* [WHAT IS EXPECTED] Give again, exactly as written, the lines of the records below from the line with "Reproduce this chart with Plotly.js." to the line with "var labelShiftPx = [0, 0, 6, -14, -4];". Both end lines count; pictures do not.

● ● ● ● ● ● ●

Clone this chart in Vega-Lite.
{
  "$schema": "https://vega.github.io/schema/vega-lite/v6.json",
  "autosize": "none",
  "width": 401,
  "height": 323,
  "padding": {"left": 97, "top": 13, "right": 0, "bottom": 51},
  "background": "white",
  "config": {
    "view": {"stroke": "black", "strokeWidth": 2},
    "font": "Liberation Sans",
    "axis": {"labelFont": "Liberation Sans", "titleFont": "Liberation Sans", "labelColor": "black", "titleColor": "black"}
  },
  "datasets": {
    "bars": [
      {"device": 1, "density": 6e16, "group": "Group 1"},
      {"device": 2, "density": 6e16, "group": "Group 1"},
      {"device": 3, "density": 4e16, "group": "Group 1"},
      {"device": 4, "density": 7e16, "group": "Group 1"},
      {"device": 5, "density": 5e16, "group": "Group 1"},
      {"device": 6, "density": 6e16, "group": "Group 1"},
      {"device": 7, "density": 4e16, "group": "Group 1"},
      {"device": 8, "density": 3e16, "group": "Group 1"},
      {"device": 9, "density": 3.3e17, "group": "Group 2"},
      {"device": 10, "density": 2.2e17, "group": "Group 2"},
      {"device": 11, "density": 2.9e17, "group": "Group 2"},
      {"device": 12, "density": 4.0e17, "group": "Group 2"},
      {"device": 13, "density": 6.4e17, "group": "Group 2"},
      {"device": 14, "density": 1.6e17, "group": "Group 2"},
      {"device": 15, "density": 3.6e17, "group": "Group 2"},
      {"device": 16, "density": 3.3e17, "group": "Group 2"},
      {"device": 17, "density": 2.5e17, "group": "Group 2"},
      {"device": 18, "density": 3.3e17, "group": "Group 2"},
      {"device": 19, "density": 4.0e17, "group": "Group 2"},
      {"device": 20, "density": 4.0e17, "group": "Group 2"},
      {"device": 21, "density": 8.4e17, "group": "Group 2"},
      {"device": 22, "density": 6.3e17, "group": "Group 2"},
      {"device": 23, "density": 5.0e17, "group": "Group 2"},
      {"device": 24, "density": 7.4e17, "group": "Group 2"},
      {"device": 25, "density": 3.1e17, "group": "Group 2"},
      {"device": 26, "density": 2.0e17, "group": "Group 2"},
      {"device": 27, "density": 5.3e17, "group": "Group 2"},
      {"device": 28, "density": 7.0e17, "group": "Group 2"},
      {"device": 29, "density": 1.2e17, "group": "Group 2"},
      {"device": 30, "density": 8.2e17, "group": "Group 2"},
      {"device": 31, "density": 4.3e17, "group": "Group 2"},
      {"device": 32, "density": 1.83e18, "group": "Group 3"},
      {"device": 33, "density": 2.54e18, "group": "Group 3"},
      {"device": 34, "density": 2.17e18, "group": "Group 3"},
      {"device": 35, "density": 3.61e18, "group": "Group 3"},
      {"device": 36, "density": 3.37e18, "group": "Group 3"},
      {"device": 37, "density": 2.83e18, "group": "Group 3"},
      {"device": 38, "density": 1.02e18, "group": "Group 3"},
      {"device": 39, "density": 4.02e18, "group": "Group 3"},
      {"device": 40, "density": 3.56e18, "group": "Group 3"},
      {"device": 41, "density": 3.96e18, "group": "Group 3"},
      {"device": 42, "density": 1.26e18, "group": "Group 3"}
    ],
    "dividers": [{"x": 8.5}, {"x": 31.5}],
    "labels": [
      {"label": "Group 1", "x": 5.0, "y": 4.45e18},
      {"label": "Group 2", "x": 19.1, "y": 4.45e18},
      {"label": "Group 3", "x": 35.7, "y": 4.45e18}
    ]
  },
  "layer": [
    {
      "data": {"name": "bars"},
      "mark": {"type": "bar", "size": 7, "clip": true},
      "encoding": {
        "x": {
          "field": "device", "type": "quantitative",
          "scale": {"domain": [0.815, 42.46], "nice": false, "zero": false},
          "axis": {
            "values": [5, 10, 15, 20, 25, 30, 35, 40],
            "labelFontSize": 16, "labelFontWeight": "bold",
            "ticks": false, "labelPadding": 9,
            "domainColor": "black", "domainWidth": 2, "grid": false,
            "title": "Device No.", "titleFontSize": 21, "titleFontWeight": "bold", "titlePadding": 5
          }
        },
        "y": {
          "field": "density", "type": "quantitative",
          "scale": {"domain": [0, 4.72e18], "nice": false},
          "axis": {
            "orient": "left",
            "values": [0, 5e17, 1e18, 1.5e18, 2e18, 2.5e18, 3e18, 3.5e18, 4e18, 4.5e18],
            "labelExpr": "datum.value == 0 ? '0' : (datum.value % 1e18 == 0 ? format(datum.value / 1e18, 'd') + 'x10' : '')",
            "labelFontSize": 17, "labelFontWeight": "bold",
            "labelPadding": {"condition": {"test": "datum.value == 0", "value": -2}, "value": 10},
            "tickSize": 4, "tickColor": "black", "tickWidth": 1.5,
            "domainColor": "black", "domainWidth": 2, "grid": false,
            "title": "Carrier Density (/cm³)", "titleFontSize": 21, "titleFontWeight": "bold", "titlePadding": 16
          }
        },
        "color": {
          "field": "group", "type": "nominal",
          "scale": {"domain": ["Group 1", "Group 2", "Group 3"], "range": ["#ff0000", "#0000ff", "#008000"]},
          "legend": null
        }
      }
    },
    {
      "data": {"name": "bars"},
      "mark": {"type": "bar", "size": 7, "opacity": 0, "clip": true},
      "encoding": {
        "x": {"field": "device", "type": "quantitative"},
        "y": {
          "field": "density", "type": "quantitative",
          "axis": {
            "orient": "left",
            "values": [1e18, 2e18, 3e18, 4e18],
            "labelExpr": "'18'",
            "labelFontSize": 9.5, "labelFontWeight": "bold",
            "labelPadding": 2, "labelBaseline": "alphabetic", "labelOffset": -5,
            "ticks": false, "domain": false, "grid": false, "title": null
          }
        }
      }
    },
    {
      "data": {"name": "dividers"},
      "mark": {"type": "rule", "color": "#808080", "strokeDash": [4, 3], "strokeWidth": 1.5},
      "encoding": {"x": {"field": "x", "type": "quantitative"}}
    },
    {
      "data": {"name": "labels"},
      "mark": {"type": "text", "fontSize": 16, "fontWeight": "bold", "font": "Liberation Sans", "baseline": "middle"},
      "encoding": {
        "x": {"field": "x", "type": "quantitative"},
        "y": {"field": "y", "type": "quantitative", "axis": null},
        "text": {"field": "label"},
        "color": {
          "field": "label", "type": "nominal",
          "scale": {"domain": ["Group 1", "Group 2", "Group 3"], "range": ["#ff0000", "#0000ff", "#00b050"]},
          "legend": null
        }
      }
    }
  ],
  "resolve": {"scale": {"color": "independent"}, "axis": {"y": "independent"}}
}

● ● ● ● ● ● ●

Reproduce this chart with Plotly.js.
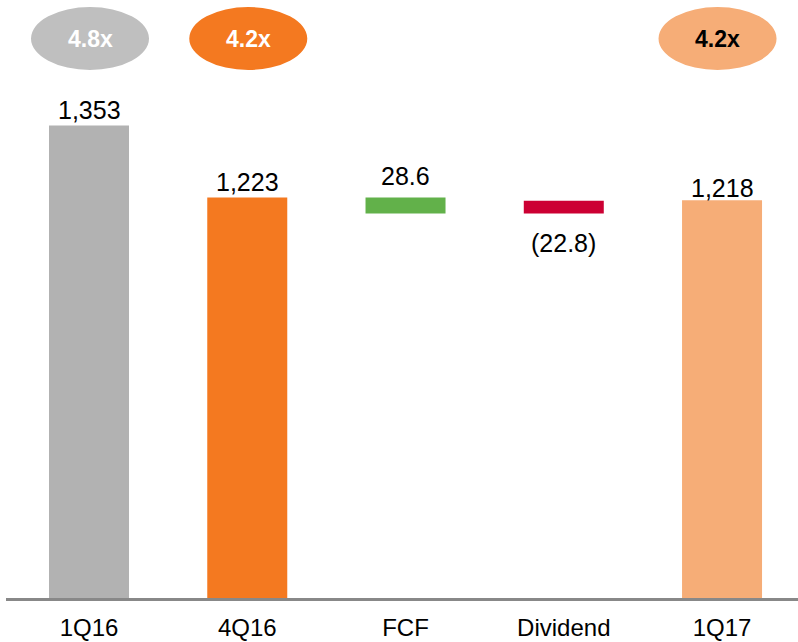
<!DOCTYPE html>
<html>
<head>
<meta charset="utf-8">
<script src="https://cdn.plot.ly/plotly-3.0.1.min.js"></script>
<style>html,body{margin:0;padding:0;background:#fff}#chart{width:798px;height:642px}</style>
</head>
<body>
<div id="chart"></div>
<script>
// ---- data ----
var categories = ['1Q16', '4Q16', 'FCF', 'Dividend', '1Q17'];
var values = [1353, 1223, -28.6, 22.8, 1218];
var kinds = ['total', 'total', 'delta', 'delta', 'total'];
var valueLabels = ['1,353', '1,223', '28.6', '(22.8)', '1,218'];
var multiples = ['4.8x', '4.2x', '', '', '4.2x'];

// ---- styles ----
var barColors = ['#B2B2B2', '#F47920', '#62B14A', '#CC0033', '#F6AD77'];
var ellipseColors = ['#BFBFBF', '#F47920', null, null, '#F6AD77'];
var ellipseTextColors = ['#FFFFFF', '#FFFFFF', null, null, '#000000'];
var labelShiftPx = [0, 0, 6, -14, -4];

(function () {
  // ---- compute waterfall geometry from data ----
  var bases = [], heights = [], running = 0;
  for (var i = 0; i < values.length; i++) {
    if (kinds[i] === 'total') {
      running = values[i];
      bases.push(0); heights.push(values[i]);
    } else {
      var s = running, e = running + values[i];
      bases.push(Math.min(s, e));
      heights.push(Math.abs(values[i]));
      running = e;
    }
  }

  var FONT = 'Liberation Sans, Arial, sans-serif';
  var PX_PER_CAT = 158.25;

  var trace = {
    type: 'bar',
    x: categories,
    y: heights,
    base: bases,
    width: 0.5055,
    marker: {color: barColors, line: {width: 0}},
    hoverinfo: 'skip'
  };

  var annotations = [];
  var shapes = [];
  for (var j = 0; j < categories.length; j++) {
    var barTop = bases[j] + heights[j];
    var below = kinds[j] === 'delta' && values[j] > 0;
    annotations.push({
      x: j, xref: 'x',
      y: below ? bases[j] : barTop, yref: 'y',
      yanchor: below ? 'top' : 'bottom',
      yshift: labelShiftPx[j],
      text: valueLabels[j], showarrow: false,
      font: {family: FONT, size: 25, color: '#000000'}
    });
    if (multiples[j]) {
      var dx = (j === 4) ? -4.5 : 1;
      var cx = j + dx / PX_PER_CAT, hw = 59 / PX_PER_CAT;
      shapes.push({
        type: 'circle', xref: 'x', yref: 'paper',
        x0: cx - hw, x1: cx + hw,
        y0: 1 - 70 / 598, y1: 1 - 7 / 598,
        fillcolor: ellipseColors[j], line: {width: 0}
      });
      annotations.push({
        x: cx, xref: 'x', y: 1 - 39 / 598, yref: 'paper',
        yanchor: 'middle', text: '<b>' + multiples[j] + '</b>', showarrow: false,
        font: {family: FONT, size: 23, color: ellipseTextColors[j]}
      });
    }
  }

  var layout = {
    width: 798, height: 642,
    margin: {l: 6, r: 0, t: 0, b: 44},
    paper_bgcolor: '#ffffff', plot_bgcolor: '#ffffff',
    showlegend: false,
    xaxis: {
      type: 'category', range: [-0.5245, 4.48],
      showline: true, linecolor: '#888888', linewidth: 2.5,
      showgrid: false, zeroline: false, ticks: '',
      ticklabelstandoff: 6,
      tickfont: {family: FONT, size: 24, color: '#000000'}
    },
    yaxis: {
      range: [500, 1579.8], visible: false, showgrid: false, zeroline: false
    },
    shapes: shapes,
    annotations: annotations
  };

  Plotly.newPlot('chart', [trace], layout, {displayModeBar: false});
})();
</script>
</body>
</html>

● ● ● ● ● ● ●

* [SOLUTION FOR THIS TASK]
Reproduce this chart with Plotly.js.
<!DOCTYPE html>
<html>
<head>
<meta charset="utf-8">
<script src="https://cdn.plot.ly/plotly-3.0.1.min.js"></script>
<style>html,body{margin:0;padding:0;background:#fff}#chart{width:798px;height:642px}</style>
</head>
<body>
<div id="chart"></div>
<script>
// ---- data ----
var categories = ['1Q16', '4Q16', 'FCF', 'Dividend', '1Q17'];
var values = [1353, 1223, -28.6, 22.8, 1218];
var kinds = ['total', 'total', 'delta', 'delta', 'total'];
var valueLabels = ['1,353', '1,223', '28.6', '(22.8)', '1,218'];
var multiples = ['4.8x', '4.2x', '', '', '4.2x'];

// ---- styles ----
var barColors = ['#B2B2B2', '#F47920', '#62B14A', '#CC0033', '#F6AD77'];
var ellipseColors = ['#BFBFBF', '#F47920', null, null, '#F6AD77'];
var ellipseTextColors = ['#FFFFFF', '#FFFFFF', null, null, '#000000'];
var labelShiftPx = [0, 0, 6, -14, -4];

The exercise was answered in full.